部下力を磨くと、いいことがあるのだろうか
公開日時 2012/07/09 04:00
イーピーエス株式会社
榎戸 誠
MRやモニターは、外勤の場では、自分の判断で行動しなければならない個人事業主的な面を有している一方で、内勤時は、組織の一員として上司の判断を仰がねばならないケースが多い。
『「部下力」のみがき方――上司を上手に使って仕事を効率化する』(新名史典著、同文館出版)には、上司を巧妙に操る小手先のテクニックは書かれていない。「部下力」についての真っ当な見解が展開されている。部下力の理論書ではなく、著者の体験に基づいた実践の書である。このため、平易な文章にも拘わらず、説得力があるのだ。
著者は、「なせ、あなたの仕事は効率が悪いのか?」と問いかける。「自分一人だけで完結する仕事など、ほとんどない」のだから、「上司の了解を得て協力を得るということは、自分の仕事を成功させるための最初の関門と捉える」よう勧めている。
「上司を動かせないと仕事の効率が上がらない」、「上司を動かせない人は後輩も動かせない」、「影響力のない人は、組織の中では無意味」と手厳しいが、言い換えれば、「上司を動かす力を持つということは、組織と人を動かす第一歩」ということになる。
「上司を動かすことで、あなたの仕事はこんなに改善される」と、ここで具体的な方法が示される。上司の決裁を早く得ようとする場合、上司が情報不足で判断に迷っているなと感じたら、上司に有効な情報を提供するというアシストを実行せよ、というのだ。資料提供に当たっては、早い初期の段階で、敢えて上司に「ヒアリング」するようアドヴァイスしている。「今後の進め方について、ご意見やアドヴァイスを頂けないでしょうか?」というヒアリングの言葉まで添えられている親切ぶりだ。
部下は、上司の置かれた状況やその苦悩を意外なほど知らないという。例えば、上司は自分のチームを守りたいと強く思っていること。当たり前の話だが、上司にも上司がいること。上司は、その上の上司から何によって評価されるのか―― 一つはチームの業績で、もう一つはチーム状況の把握力だということ。上司は自分のチームにとって悪い報告ほど早く知りたがっていること。そして、上司は最新情報を意外と知らないこと。
著者が、「『上司の目線』を身に付けよう」と呼びかけているのは、自分の仕事を、当事者である自分ではなく、上司の立場から想像することで、違う景色が見えてくるからである。
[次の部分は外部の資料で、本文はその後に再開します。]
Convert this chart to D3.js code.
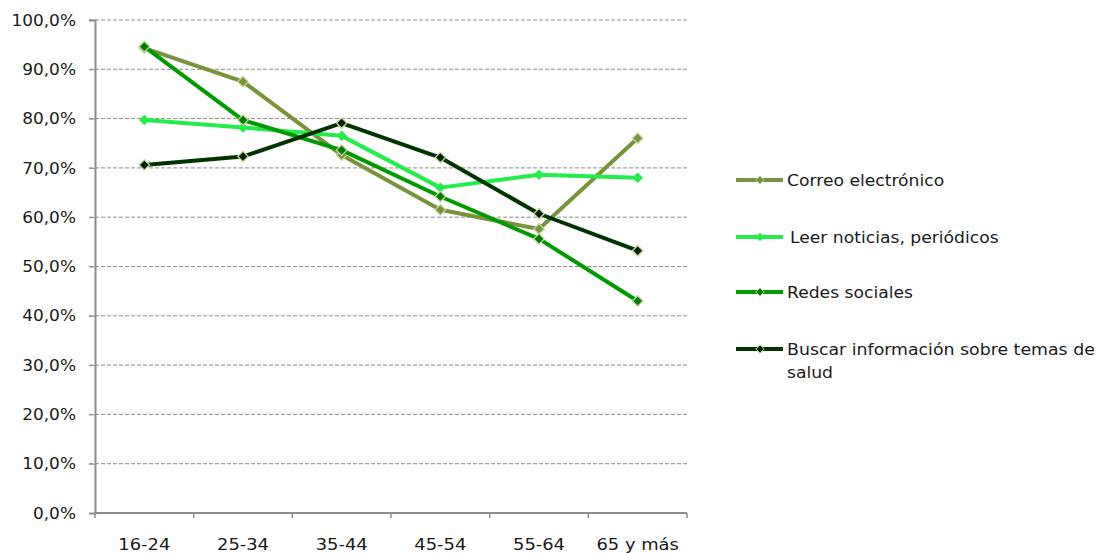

「上司の『気持ち』を予測して先回りしよう」では、上手にアンテナを張って、今、上司が頭を悩ませている最重要課題は何なのか、上司の優先順位はどうなっているのかを知るように促している。そうすることによって、上司を、より的確にアシストすることが可能になるからだ。
この「上司目線を身に付ける」と「上司の気持ちを予測して先回りする」は、上司に対してだけでなく、ドクター、薬剤師など得意先に対しても、同様に有効なことは言うまでもないだろう。
「突き詰めると、情報提供とは『相手を喜ばせたい』というホスピタリティ(心の籠もった対応)なのです」という著者の言葉には、思わず頷いてしまった。
私もMRとして、長い「部下の時代」を過ごしたが、その時、どういう気持ちで仕事に取り組んでいたか。直属の上司をしっかりアシストすることによって、その上司に時間的、精神的余裕が生まれ、上司の上司を有効にアシストすることができる。その結果、実力を認められた上司の上司は一段上の影響力あるポストに就くことができる。それを受けて、上司も一段上のポストを獲得することができる。そして、その連鎖反応で、私自身も、より実力を発揮できる環境を得ることができる、と考えていた。今、振り返ると、そうそううまくいくケースばかりではなかったが、大筋では間違っていなかったと思う。